Supplied material

● ● ● ●

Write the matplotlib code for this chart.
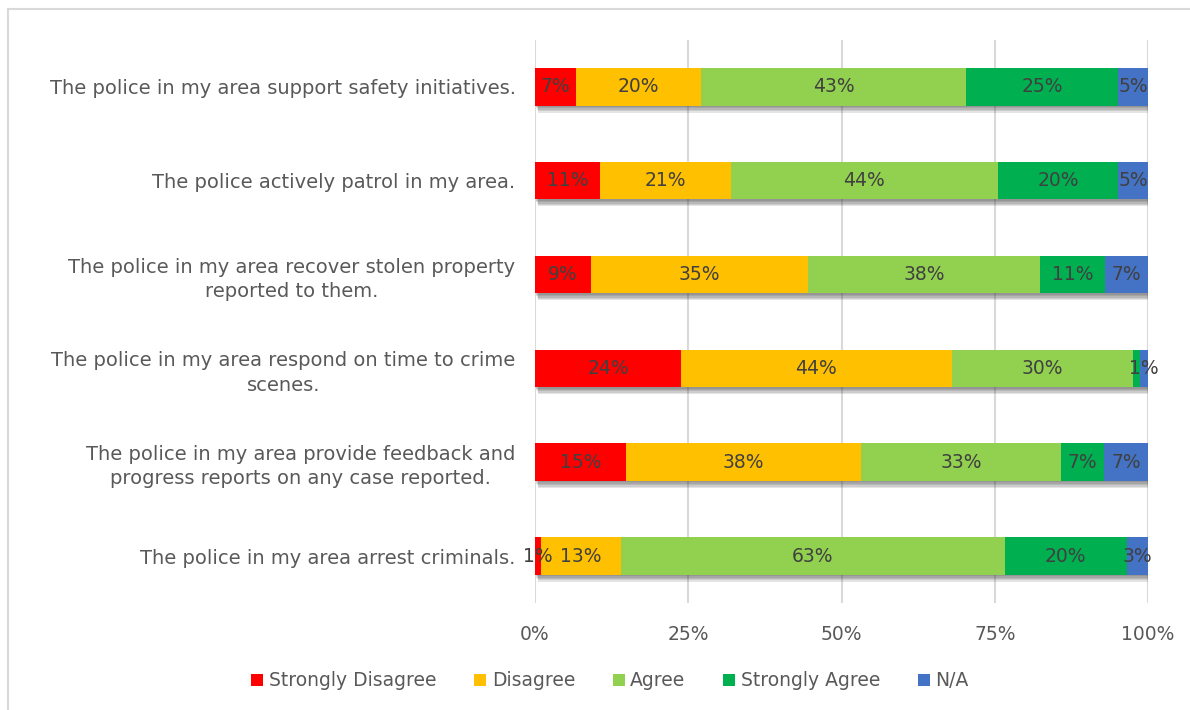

● ● ● ●

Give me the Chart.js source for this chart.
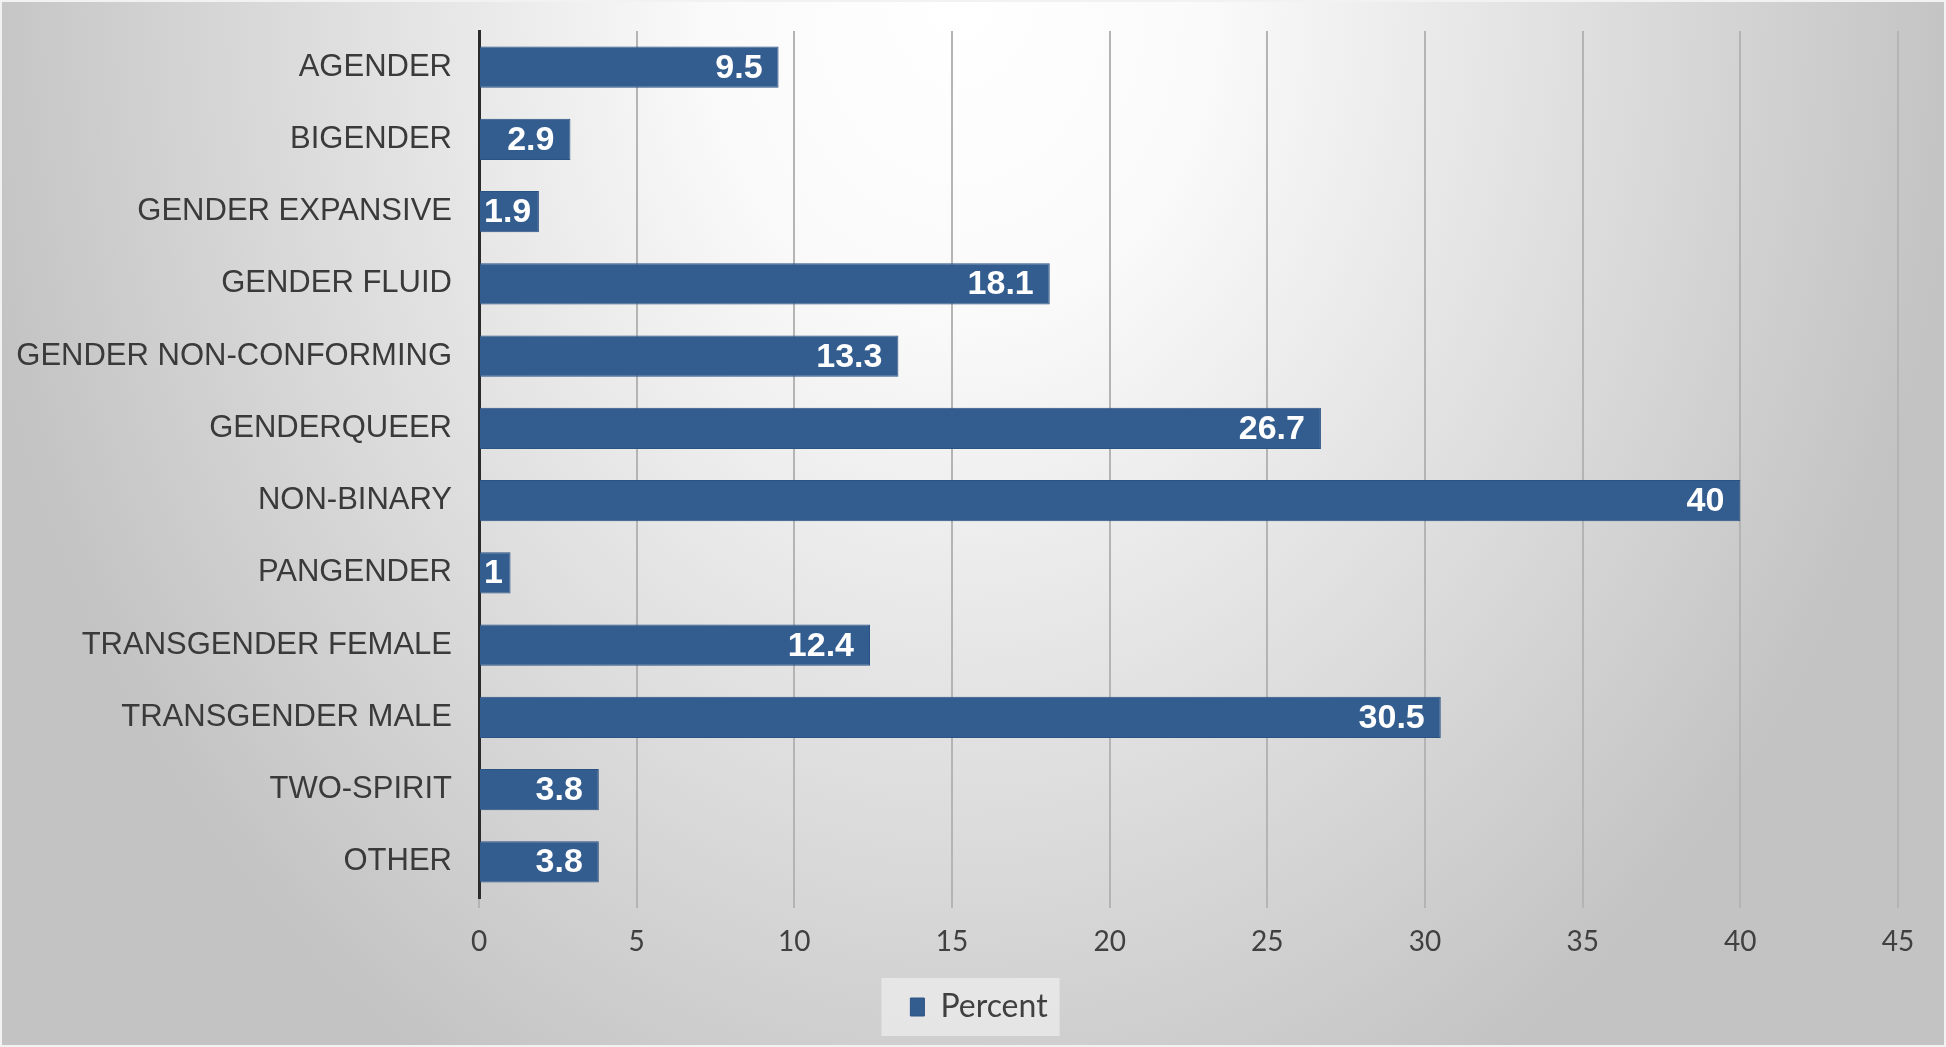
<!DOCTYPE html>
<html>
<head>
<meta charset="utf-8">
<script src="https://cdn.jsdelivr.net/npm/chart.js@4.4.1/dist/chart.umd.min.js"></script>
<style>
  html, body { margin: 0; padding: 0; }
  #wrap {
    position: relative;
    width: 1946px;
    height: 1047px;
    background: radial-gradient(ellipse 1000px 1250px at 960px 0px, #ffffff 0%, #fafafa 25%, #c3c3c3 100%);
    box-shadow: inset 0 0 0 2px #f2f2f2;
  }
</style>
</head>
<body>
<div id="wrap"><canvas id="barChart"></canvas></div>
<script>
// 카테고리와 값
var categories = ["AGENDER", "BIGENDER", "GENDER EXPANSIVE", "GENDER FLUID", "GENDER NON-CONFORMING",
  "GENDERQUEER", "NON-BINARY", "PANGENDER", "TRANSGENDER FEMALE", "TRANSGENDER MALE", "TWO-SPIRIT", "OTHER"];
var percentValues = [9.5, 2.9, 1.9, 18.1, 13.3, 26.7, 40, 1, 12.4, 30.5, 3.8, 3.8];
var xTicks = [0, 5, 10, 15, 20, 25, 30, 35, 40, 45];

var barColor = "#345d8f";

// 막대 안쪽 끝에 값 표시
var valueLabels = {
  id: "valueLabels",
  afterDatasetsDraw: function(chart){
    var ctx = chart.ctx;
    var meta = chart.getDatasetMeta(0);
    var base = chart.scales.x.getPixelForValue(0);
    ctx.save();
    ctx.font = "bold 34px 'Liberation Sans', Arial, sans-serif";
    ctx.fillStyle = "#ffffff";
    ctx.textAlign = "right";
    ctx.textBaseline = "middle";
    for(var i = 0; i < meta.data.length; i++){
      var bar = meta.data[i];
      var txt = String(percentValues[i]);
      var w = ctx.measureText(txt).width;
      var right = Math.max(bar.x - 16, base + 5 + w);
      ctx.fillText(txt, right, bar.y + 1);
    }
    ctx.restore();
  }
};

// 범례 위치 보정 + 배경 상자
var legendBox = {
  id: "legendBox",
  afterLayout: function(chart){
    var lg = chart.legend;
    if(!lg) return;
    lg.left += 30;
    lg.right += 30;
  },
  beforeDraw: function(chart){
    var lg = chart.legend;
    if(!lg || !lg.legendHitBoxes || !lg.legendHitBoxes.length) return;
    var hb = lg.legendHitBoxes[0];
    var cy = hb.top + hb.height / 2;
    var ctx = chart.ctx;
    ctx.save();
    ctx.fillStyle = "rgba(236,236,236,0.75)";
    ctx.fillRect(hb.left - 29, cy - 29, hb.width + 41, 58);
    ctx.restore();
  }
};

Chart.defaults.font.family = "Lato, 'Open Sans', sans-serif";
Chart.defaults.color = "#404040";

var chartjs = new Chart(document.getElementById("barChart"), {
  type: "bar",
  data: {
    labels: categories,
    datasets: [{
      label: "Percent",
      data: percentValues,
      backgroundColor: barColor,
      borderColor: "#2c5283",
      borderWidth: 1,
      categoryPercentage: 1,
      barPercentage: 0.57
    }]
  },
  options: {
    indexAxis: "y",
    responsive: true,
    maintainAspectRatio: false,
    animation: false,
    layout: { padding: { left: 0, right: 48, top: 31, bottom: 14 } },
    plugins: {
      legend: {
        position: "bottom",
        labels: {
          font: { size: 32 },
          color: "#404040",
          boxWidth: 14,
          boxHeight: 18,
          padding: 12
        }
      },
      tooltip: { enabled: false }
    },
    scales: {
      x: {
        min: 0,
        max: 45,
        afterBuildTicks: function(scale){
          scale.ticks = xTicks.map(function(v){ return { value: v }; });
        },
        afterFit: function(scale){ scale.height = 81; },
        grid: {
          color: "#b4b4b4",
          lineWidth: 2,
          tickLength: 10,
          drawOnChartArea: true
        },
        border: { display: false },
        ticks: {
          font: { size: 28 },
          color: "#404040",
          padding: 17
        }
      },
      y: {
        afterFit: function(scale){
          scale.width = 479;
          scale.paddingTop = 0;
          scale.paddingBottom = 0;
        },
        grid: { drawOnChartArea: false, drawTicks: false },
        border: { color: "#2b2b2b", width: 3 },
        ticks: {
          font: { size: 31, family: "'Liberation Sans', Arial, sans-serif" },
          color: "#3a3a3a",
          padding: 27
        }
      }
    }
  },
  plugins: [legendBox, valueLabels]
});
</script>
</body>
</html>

● ● ● ●

Problem statement
Copy out every line of the data that includes the word "this".

Exercise response
Write the matplotlib code for this chart.
Give me the Chart.js source for this chart.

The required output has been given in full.